Governments are not blind to this issue. If anything they go a little bit overboard in delivering public safety advertisements in this respect. These are some of my favorite posters
























I haven't always been aware of the astronomical damage that trains can cause. Trains used to be adventurous, a great mechanical feat of mankind. Whenever my parents drove parallel to a train on the highway I'd urge them to try and beat it. Travelling faster than a train was an accomplishment worthy of infinite glory. 




Unfortunately the good times were about to come to an end.


My grandparents were in town, which was a reasonably rare occurrence and they, in their infinite wisdom, thought would be funny buy me a big picture-book called 'DISASTERS'. Inside were detailed accounts of man-made tragedies; the Hindenburg, Titanic, The Black Plague, The Tay Bridge Disaster. They were all accompanied by super-dramatic artistic interpretations of the events as they unfolded.

One picture stood out. It was a picture of a burning army supply train which had derailed and caught fire after its brakes failed when going down a hill. 300 German soldiers died horrifically, some burning to death, some dying on impact. Suddenly I was hit with the realisation that trains aren't safe, that they can break down, they can derail, they catch on fire, they can run over people and squish their innards out like a rolled up tube of toothpaste!

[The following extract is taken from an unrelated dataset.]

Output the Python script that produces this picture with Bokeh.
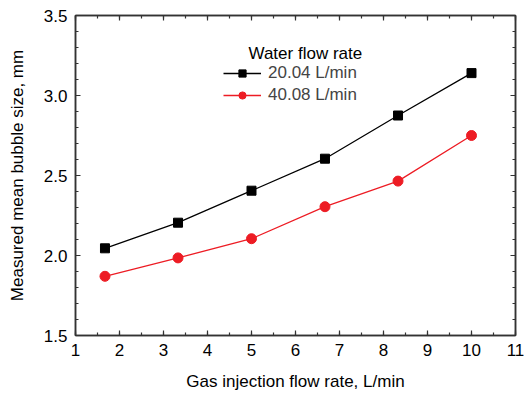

From that moment on I've been scared of trains. 






Even Thomas wasn't safe from the deceptions of my paranoid 10 year old mind.




And that's why I'm afraid of them. Them and their mysterious "Gap". "Beware the Gap" they say. What's wrong with the gap? What's down there, between the train and the platform, that we need to be afraid of? Are there ghosts? Do evil monkeys wait down there, hoping to snatch an unsuspecting infant or chomp on some careless limb?  What do they do with all those empty chip packets? Do they still have my little matchbox beamer from '97? What will it take for them to give it back?






Regardless, Trains are frightening. You should all stay away from them.